The herbicide, called dimethyl tetrachloroterephthalate (also known as DCPA or Dacthal), is used to control weeds on a variety of crops, including broccoli, onions, kale, Brussels sprouts, cabbage and strawberries.
But when a pregnant woman is exposed to the chemical, it can cause changes to fetal thyroid hormone levels, the EPA said. That can have lasting consequences for the child, including low birth weight, impaired brain development, decreased IQ and impaired motor skills later in life, according to the agency’s announcement.
Those risks prompted the EPA to use its authority to suspend the use of the pesticide.
“DCPA is so dangerous that it needs to be removed from the market immediately,” Michal Freedhoff, assistant administrator for the Office of Chemical Safety and Pollution Prevention, said in a statement.
The emergency order is effective immediately.
“It’s EPA’s job to protect people from exposure to dangerous chemicals,” Freedhoff said in the statement. “In this case, pregnant women who may never even know they were exposed could give birth to babies that experience irreversible lifelong health problems.”
DCPA has been banned in the European Union since 2009.
Mily Treviño Sauceda, executive director of Alianza Nacional de Campesinas, a national organization of women farmworkers, called the EPA’s decision “historic.”
“As an organization led by farmworker women, we know intimately the harm that pesticides, including dimethyl tetrachloroterephthalate (DCPA or Dacthal), can inflict on our bodies and communities,” Sauceda said in a statement. “This emergency decision is a great first step that we hope will be in a series of others that are based on listening to farmworkers, protecting our reproductive health, and safeguarding our families.”

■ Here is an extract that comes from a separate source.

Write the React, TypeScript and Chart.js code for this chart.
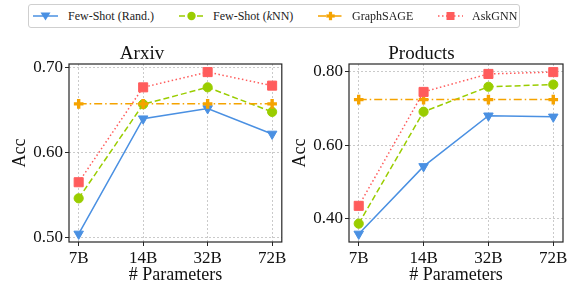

The suspension came after more than a decade of back-and-forth between the EPA and the sole manufacturer of DCPA, the AMVAC Chemical Corporation.
The company did not immediately respond to a request for comment.
In 2013, the EPA said it had requested data on the weedkiller and its health impacts from AMVAC, and specifically asked for a comprehensive study on the effects of DCPA on thyroid development in adults and children before and after birth.
The EPA later said AMVAC had submitted several studies from 2013 to 2021, but the agency considered the data to be insufficient, and some of the requests, including the thyroid study, were never received. AMVAC ultimately submitted the thyroid study in August 2022.
The EPA’s recent review of DCPA was part of a process in which registered pesticides are re-analyzed every 15 years to make sure they have no adverse health effects and are not harmful to the environment.